[START]

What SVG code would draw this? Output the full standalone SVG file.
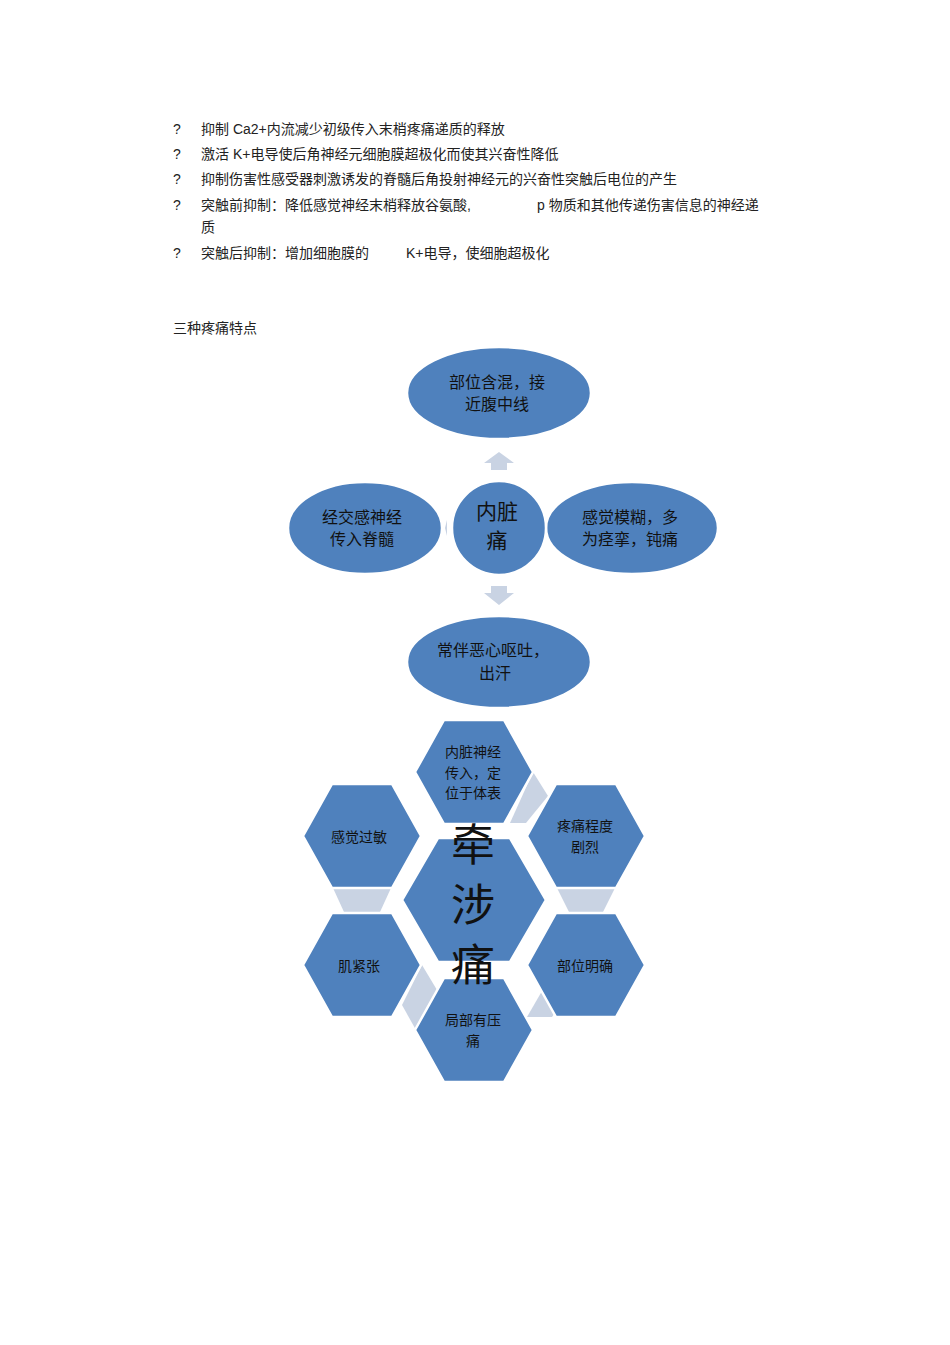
<svg xmlns="http://www.w3.org/2000/svg" width="950" height="1345" viewBox="0 0 950 1345">
<style>
.t{font-family:"Liberation Sans","Noto Sans CJK SC",sans-serif;font-size:14px;fill:#222}
.n{font-family:"Noto Sans CJK SC",sans-serif;fill:#111;text-anchor:middle}
.e{fill:#4f81bd;stroke:#fff;stroke-width:2.5}
.h{fill:#4f81bd;stroke:#fff;stroke-width:2.5}
.c{fill:#c9d3e3}
</style>
<rect width="950" height="1345" fill="#fff"/>
<g id="text">
<text class="t" x="173" y="134">?</text><text class="t" x="201" y="134">抑制  Ca2+内流减少初级传入末梢疼痛递质的释放</text>
<text class="t" x="173" y="159">?</text><text class="t" x="201" y="159">激活  K+电导使后角神经元细胞膜超极化而使其兴奋性降低</text>
<text class="t" x="173" y="184">?</text><text class="t" x="201" y="184">抑制伤害性感受器刺激诱发的脊髓后角投射神经元的兴奋性突触后电位的产生</text>
<text class="t" x="173" y="210">?</text><text class="t" x="201" y="210">突触前抑制：降低感觉神经末梢释放谷氨酸,</text><text class="t" x="537" y="210">p  物质和其他传递伤害信息的神经递</text>
<text class="t" x="201" y="232">质</text>
<text class="t" x="173" y="258">?</text><text class="t" x="201" y="258">突触后抑制：增加细胞膜的</text><text class="t" x="406" y="258">K+电导，使细胞超极化</text>
<text class="t" x="173" y="333">三种疼痛特点</text>
</g>
<g id="connectors">
<polygon class="c" points="491,470 491,463 484,463 499,452 514,463 507,463 507,470"/>
<polygon class="c" points="491,586 491,593 484,593 499,605 514,593 507,593 507,586"/>
<polygon class="c" points="447,520 445,528 447,536" />
<polygon class="c" points="533,772 548,796 526,823 510,823"/>
<polygon class="c" points="557,888 615,888 603,912 569,912"/>
<polygon class="c" points="557,965 527,1017 552,1017 570,990"/>
<polygon class="c" points="422,965 437,990 416,1030 402,1005 "/>
<polygon class="c" points="333,888 391,888 380,912 344,912"/>
</g>
<g id="n1"><ellipse class="e" cx="499" cy="393" rx="92" ry="46"/><text class="n" x="497" y="388" font-size="16">部位含混，接</text><text class="n" x="497" y="410" font-size="16">近腹中线</text></g>
<g id="n2"><ellipse class="e" cx="365" cy="528" rx="77" ry="46"/><text class="n" x="362" y="523" font-size="16">经交感神经</text><text class="n" x="362" y="545" font-size="16">传入脊髓</text></g>
<g id="n3"><ellipse class="e" cx="632" cy="528" rx="86" ry="46"/><text class="n" x="630" y="523" font-size="16">感觉模糊，多</text><text class="n" x="630" y="545" font-size="16">为痉挛，钝痛</text></g>
<g id="n4"><ellipse class="e" cx="499" cy="662" rx="92" ry="46"/><text class="n" x="493" y="656" font-size="16">常伴恶心呕吐，</text><text class="n" x="495" y="679" font-size="16">出汗</text></g>
<g id="n0"><circle class="e" cx="499" cy="528" r="47"/><text class="n" x="497" y="519" font-size="21">内脏</text><text class="n" x="497" y="548" font-size="21">痛</text></g>
<g id="h1"><polygon class="h" points="415,772 444,720 504,720 533,772 504,824 444,824"/><text class="n" x="473" y="757" font-size="14">内脏神经</text><text class="n" x="473" y="778" font-size="14">传入，定</text><text class="n" x="473" y="798" font-size="14">位于体表</text></g>
<g id="h2"><polygon class="h" points="303,836 332,784 392,784 421,836 392,888 332,888"/><text class="n" x="359" y="842" font-size="14">感觉过敏</text></g>
<g id="h3"><polygon class="h" points="527,836 556,784 616,784 645,836 616,888 556,888"/><text class="n" x="585" y="831" font-size="14">疼痛程度</text><text class="n" x="585" y="852" font-size="14">剧烈</text></g>
<g id="h4"><polygon class="h" points="303,965 332,913 392,913 421,965 392,1017 332,1017"/><text class="n" x="359" y="971" font-size="14">肌紧张</text></g>
<g id="h5"><polygon class="h" points="527,965 556,913 616,913 645,965 616,1017 556,1017"/><text class="n" x="585" y="971" font-size="14">部位明确</text></g>
<g id="h6"><polygon class="h" points="415,1030 444,978 504,978 533,1030 504,1082 444,1082"/><text class="n" x="473" y="1025" font-size="14">局部有压</text><text class="n" x="473" y="1046" font-size="14">痛</text></g>
<g id="h0"><polygon class="h" points="402,900 438,838 510,838 546,900 510,962 438,962"/><text class="n" x="473" y="861" font-size="44">牵</text><text class="n" x="473" y="921" font-size="44">涉</text><text class="n" x="473" y="981" font-size="44">痛</text></g>
</svg>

[END]

Task details
Make an exact copy of all the material, but keep the pictures out of it.

Final result
What SVG code would draw this? Output the full standalone SVG file.
<svg xmlns="http://www.w3.org/2000/svg" width="950" height="1345" viewBox="0 0 950 1345">
<style>
.t{font-family:"Liberation Sans","Noto Sans CJK SC",sans-serif;font-size:14px;fill:#222}
.n{font-family:"Noto Sans CJK SC",sans-serif;fill:#111;text-anchor:middle}
.e{fill:#4f81bd;stroke:#fff;stroke-width:2.5}
.h{fill:#4f81bd;stroke:#fff;stroke-width:2.5}
.c{fill:#c9d3e3}
</style>
<rect width="950" height="1345" fill="#fff"/>
<g id="text">
<text class="t" x="173" y="134">?</text><text class="t" x="201" y="134">抑制  Ca2+内流减少初级传入末梢疼痛递质的释放</text>
<text class="t" x="173" y="159">?</text><text class="t" x="201" y="159">激活  K+电导使后角神经元细胞膜超极化而使其兴奋性降低</text>
<text class="t" x="173" y="184">?</text><text class="t" x="201" y="184">抑制伤害性感受器刺激诱发的脊髓后角投射神经元的兴奋性突触后电位的产生</text>
<text class="t" x="173" y="210">?</text><text class="t" x="201" y="210">突触前抑制：降低感觉神经末梢释放谷氨酸,</text><text class="t" x="537" y="210">p  物质和其他传递伤害信息的神经递</text>
<text class="t" x="201" y="232">质</text>
<text class="t" x="173" y="258">?</text><text class="t" x="201" y="258">突触后抑制：增加细胞膜的</text><text class="t" x="406" y="258">K+电导，使细胞超极化</text>
<text class="t" x="173" y="333">三种疼痛特点</text>
</g>
<g id="connectors">
<polygon class="c" points="491,470 491,463 484,463 499,452 514,463 507,463 507,470"/>
<polygon class="c" points="491,586 491,593 484,593 499,605 514,593 507,593 507,586"/>
<polygon class="c" points="447,520 445,528 447,536" />
<polygon class="c" points="533,772 548,796 526,823 510,823"/>
<polygon class="c" points="557,888 615,888 603,912 569,912"/>
<polygon class="c" points="557,965 527,1017 552,1017 570,990"/>
<polygon class="c" points="422,965 437,990 416,1030 402,1005 "/>
<polygon class="c" points="333,888 391,888 380,912 344,912"/>
</g>
<g id="n1"><ellipse class="e" cx="499" cy="393" rx="92" ry="46"/><text class="n" x="497" y="388" font-size="16">部位含混，接</text><text class="n" x="497" y="410" font-size="16">近腹中线</text></g>
<g id="n2"><ellipse class="e" cx="365" cy="528" rx="77" ry="46"/><text class="n" x="362" y="523" font-size="16">经交感神经</text><text class="n" x="362" y="545" font-size="16">传入脊髓</text></g>
<g id="n3"><ellipse class="e" cx="632" cy="528" rx="86" ry="46"/><text class="n" x="630" y="523" font-size="16">感觉模糊，多</text><text class="n" x="630" y="545" font-size="16">为痉挛，钝痛</text></g>
<g id="n4"><ellipse class="e" cx="499" cy="662" rx="92" ry="46"/><text class="n" x="493" y="656" font-size="16">常伴恶心呕吐，</text><text class="n" x="495" y="679" font-size="16">出汗</text></g>
<g id="n0"><circle class="e" cx="499" cy="528" r="47"/><text class="n" x="497" y="519" font-size="21">内脏</text><text class="n" x="497" y="548" font-size="21">痛</text></g>
<g id="h1"><polygon class="h" points="415,772 444,720 504,720 533,772 504,824 444,824"/><text class="n" x="473" y="757" font-size="14">内脏神经</text><text class="n" x="473" y="778" font-size="14">传入，定</text><text class="n" x="473" y="798" font-size="14">位于体表</text></g>
<g id="h2"><polygon class="h" points="303,836 332,784 392,784 421,836 392,888 332,888"/><text class="n" x="359" y="842" font-size="14">感觉过敏</text></g>
<g id="h3"><polygon class="h" points="527,836 556,784 616,784 645,836 616,888 556,888"/><text class="n" x="585" y="831" font-size="14">疼痛程度</text><text class="n" x="585" y="852" font-size="14">剧烈</text></g>
<g id="h4"><polygon class="h" points="303,965 332,913 392,913 421,965 392,1017 332,1017"/><text class="n" x="359" y="971" font-size="14">肌紧张</text></g>
<g id="h5"><polygon class="h" points="527,965 556,913 616,913 645,965 616,1017 556,1017"/><text class="n" x="585" y="971" font-size="14">部位明确</text></g>
<g id="h6"><polygon class="h" points="415,1030 444,978 504,978 533,1030 504,1082 444,1082"/><text class="n" x="473" y="1025" font-size="14">局部有压</text><text class="n" x="473" y="1046" font-size="14">痛</text></g>
<g id="h0"><polygon class="h" points="402,900 438,838 510,838 546,900 510,962 438,962"/><text class="n" x="473" y="861" font-size="44">牵</text><text class="n" x="473" y="921" font-size="44">涉</text><text class="n" x="473" y="981" font-size="44">痛</text></g>
</svg>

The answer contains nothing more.